By Mike on Thursday, June 25, 2009, 21:55 - Permalink
Here's a recipe for light and crumbly scones - the perfect centrepiece to a traditional Cream Tea.
Makes about 10 scones
- 225g Plain flour or cake flour
- 50g Butter
- 2 Tablespoons caster or light soft brown sugar
- 50g sultanas or raisins
- 100ml soured cream or natural yoghurt
- One Egg
- The zest (pared or grated outer rind) of one lemon
- 2 Teaspoons baking powder
- pinch of salt
Place the flour, sugar and baking powder and a pinch of salt into a large bowl (if you can, sift the flour into the bowl, as it will make the end result lighter).
Cut the butter into small chunks and rub it into the flour with your fingertips (or use a rubbing in tool like this one), until the mixture resembles fine crumbs.
Add the raisins and the lemon zest, mix together.
Preheat the oven to 210 degrees C
Beat the egg into the soured cream, add this to the other ingredients and fold it all together very gently with a table knife.
It's important not to mix too thoroughly - just gently bring the ingredients together.
Turn the mixture out onto a floured surface - as you can see in this picture, it's still not even formed into a single ball of dough - and that's a good thing.
Squeeze the mixture together a little, but try not to knead it - we want the scones to be crumbly, not springy like a loaf of bread.
Roll the mixture out to about an inch thick, then cut into rounds using a small or medium pastry cutter or other suitable object (alternatively, just cut into squares with a sharp knife - it will taste just as good.
Place the scones on a lightly-oiled baking tray, brush the tops with a little milk, then place in the hot oven.
Bake for about seven minutes, but keep watch after about five - they overcook really easily. Remove the scones from the oven when they are golden brown.
Transfer them to a wire rack to cool.
Serve them split with butter or clotted cream and jam or fresh fruit.

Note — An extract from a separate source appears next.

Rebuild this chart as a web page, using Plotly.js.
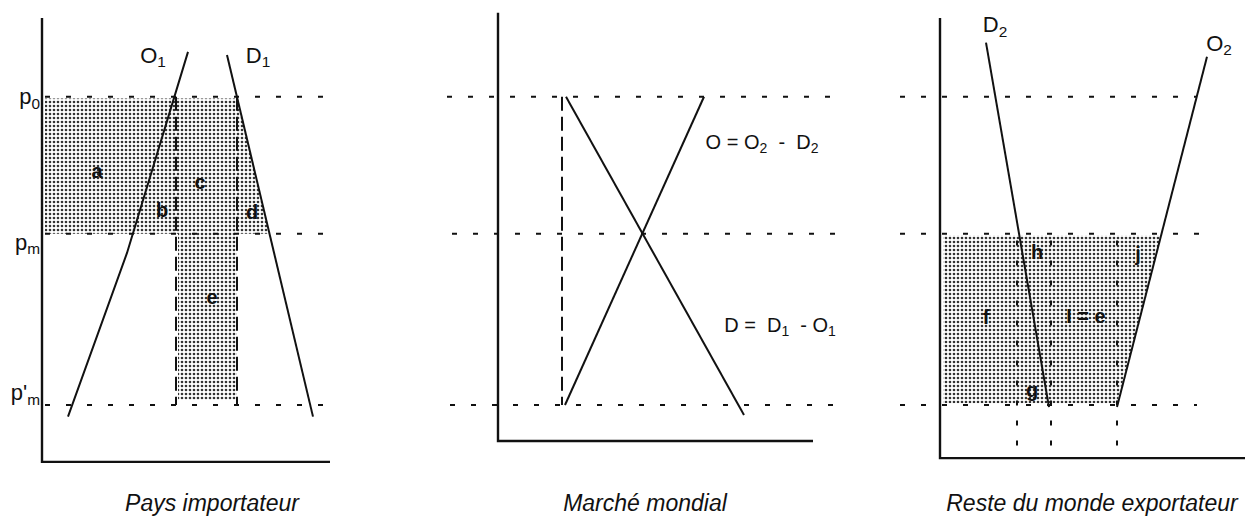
<!DOCTYPE html>
<html>
<head>
<meta charset="utf-8">
<script src="https://cdn.plot.ly/plotly-3.0.1.min.js"></script>
<style>html,body{margin:0;padding:0;background:#fff;}#chart{width:1245px;height:520px;}</style>
</head>
<body>
<div id="chart"></div>
<script>
// ---- price levels (vertical scale, arbitrary units) ----
const P0 = 10, PM = 6, PPM = 1;
const priceLevels = [P0, PM, PPM];
const priceLabels = ['p<sub>0</sub>', 'p<sub>m</sub>', "p'<sub>m</sub>"];
const priceLabelY = [9.95, 5.7, 1.3];

// ---- panel frames (quantity axis origin, top of price axis, bottom, right end) ----
const panelOriginX = [42, 498, 940];
const panelTop = [12.30, 12.45, 12.30];
const panelBottom = [-0.66, -0.05, -0.55];
const panelRight = [330, 813, 1245];
const panelTitles = ['Pays importateur', 'Marché mondial', 'Reste du monde exportateur'];
const panelTitleX = [212, 645, 1092];
const panelTitleY = [-1.92, -1.92, -1.92];

// horizontal dotted guides: start / end for [p0, pm, p'm] in each panel
const guideStart = [[45, 45, 45], [447, 452, 450], [900, 900, 900]];
const guideEnd = [[330, 330, 330], [840, 840, 840], [1197, 1205, 1197]];

// ---- Pays importateur ----
const o1X = [68, 127, 188], o1Y = [0.66, 5.44, 11.31];
const d1X = [227, 313], d1Y = [11.22, 0.66];
const shadeImpX = [45, 237, 269.5, 237, 237, 178, 178, 45];
const shadeImpY = [9.95, 9.95, 6, 6, 1.15, 1.15, 6, 6];
const dashImpX = [176, 237];
const impLabels = ['a', 'b', 'c', 'd', 'e'];
const impLabelX = [97, 162, 200, 252, 212];
const impLabelY = [7.77, 6.64, 7.45, 6.58, 4.10];

// ---- Marché mondial ----
const oMX = [565, 704], oMY = [1, 10];
const dMX = [566, 744], dMY = [10, 0.71];
const dashMX = [562];

// ---- Reste du monde exportateur ----
const d2X = [986, 1049], d2Y = [11.58, 0.94];
const o2X = [1117, 1207], o2Y = [0.94, 11.17];
const shadeExpX = [943, 1161.5, 1117, 943];
const shadeExpY = [5.95, 5.95, 1.05, 1.05];
const dotExpX = [1017, 1051, 1117];
const dotExpTop = 5.8;
const expLabels = ['h', 'j', 'f', 'I = e', 'g'];
const expLabelX = [1037, 1138, 986, 1086, 1032];
const expLabelY = [5.41, 5.35, 3.51, 3.54, 1.38];

// curve labels
const curveLabels = ['O<sub>1</sub>', 'D<sub>1</sub>', 'D<sub>2</sub>', 'O<sub>2</sub>'];
const curveLabelX = [153, 258, 995, 1219];
const curveLabelY = [11.15, 11.15, 12.05, 11.5];
const eqLabels = ['O = O<sub>2</sub>  -  D<sub>2</sub>', 'D =  D<sub>1</sub>  - O<sub>1</sub>'];
const eqLabelX = [762, 780];
const eqLabelY = [8.62, 3.28];

const INK = '#111';
const FONT = 'Liberation Sans';
const traces = [];

// shaded areas
[[shadeImpX, shadeImpY], [shadeExpX, shadeExpY]].forEach(([xs, ys]) => {
  traces.push({
    type: 'scatter', mode: 'lines', x: xs.concat([xs[0]]), y: ys.concat([ys[0]]),
    fill: 'toself', fillcolor: 'rgba(0,0,0,0)',
    fillpattern: {shape: '.', size: 4, solidity: 0.35, fgcolor: '#333', bgcolor: '#fff'},
    line: {width: 0}, hoverinfo: 'skip'
  });
});

// horizontal dotted guides
{
  const gx = [], gy = [];
  for (let p = 0; p < 3; p++) {
    for (let k = 0; k < 3; k++) {
      gx.push(guideStart[p][k], guideEnd[p][k], null);
      gy.push(priceLevels[k], priceLevels[k], null);
    }
  }
  traces.push({type: 'scatter', mode: 'lines', x: gx, y: gy,
    line: {color: INK, width: 2, dash: '5px,16px'}, hoverinfo: 'skip'});
}

// long dashed verticals (importing country + world market)
{
  const vx = [], vy = [];
  dashImpX.concat(dashMX).forEach(x => { vx.push(x, x, null); vy.push(P0, PPM, null); });
  traces.push({type: 'scatter', mode: 'lines', x: vx, y: vy,
    line: {color: INK, width: 2, dash: '14px,6px'}, hoverinfo: 'skip'});
}

// dotted verticals (rest of world)
{
  const vx = [], vy = [];
  dotExpX.forEach(x => { vx.push(x, x, null); vy.push(dotExpTop, panelBottom[2], null); });
  traces.push({type: 'scatter', mode: 'lines', x: vx, y: vy,
    line: {color: INK, width: 2, dash: '5px,15px'}, hoverinfo: 'skip'});
}

// panel axes
{
  const ax = [], ay = [];
  for (let p = 0; p < 3; p++) {
    ax.push(panelOriginX[p], panelOriginX[p], panelRight[p], null);
    ay.push(panelTop[p], panelBottom[p], panelBottom[p], null);
  }
  traces.push({type: 'scatter', mode: 'lines', x: ax, y: ay,
    line: {color: INK, width: 2.4}, hoverinfo: 'skip'});
}

// supply / demand curves
[[o1X, o1Y], [d1X, d1Y], [oMX, oMY], [dMX, dMY], [d2X, d2Y], [o2X, o2Y]].forEach(([xs, ys]) => {
  traces.push({type: 'scatter', mode: 'lines', x: xs, y: ys,
    line: {color: INK, width: 2}, hoverinfo: 'skip'});
});

// text labels as text traces
const textTrace = (texts, xs, ys, font, pos) => traces.push({
  type: 'scatter', mode: 'text', x: xs, y: ys, text: texts,
  textposition: pos || 'middle center',
  textfont: Object.assign({family: FONT, color: INK}, font),
  hoverinfo: 'skip', cliponaxis: false
});

textTrace(priceLabels, priceLabels.map(() => 40), priceLabelY, {size: 22}, 'middle left');
textTrace(impLabels, impLabelX, impLabelY, {size: 20, weight: 'bold'});
textTrace(expLabels, expLabelX, expLabelY, {size: 20, weight: 'bold'});
textTrace(curveLabels, curveLabelX, curveLabelY, {size: 22});
textTrace(eqLabels, eqLabelX, eqLabelY, {size: 20});
textTrace(panelTitles, panelTitleX, panelTitleY, {size: 23, style: 'italic'});

const layout = {
  width: 1245, height: 520,
  margin: {l: 0, r: 0, t: 0, b: 0},
  paper_bgcolor: '#fff', plot_bgcolor: '#fff',
  font: {family: FONT, size: 20, color: INK},
  showlegend: false, hovermode: false,
  xaxis: {range: [0, 1245], visible: false, fixedrange: true},
  yaxis: {range: [-2.3577, 12.8248], visible: false, fixedrange: true}
};

Plotly.newPlot('chart', traces, layout, {displayModeBar: false});
</script>
</body>
</html>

I enjoyed mine with clotted cream, fresh strawberries and some gooseberries from my garden that are so ripe, they taste just like sweet grapes.
About The Recipe
These scones are made to a traditional recipe - so I won't try to take the credit.
Controversy - Scones Or Scones?
There is considerable controversy surrounding scones - firstly regarding pronunciation of the name - some say 'scone' to rhyme with 'own', others pronounce it to rhyme with 'gone'. Each group of course considers their diction to be the correct one.
There is also controversy over the proper construction of a Cream Tea. To the completely uninitiated, this is a light meal consisting of... well, all or some of: scones, butter, jam, whipped cream, clotted cream, fresh summer fruits, and tea
Some say the scone should be split and buttered, then spread with jam, then finished with a dollop of cream - others say the cream should be spread directly on the split scone, with the jam on top. Some say it should be raspberry jam, others say strawberry or blackberry, some insist on fresh fruit.
Wars have been fought on the basis of milder disagreements over less firmly-held positions than these. Can't we all just get along?
These scones can be made with other kinds of dried fruits - such as chopped apricots - or even yoghurt or chocolate-coated raisins.
I made some more using dried sweetened cranberries and served them with an interesting watermelon and lemon preserve - lovely.
If you don't have a fluted scone cutter, just shape the dough into rough balls, flatten a bit with your palm, then knock shallow vertical ridges into the edge with a table knife.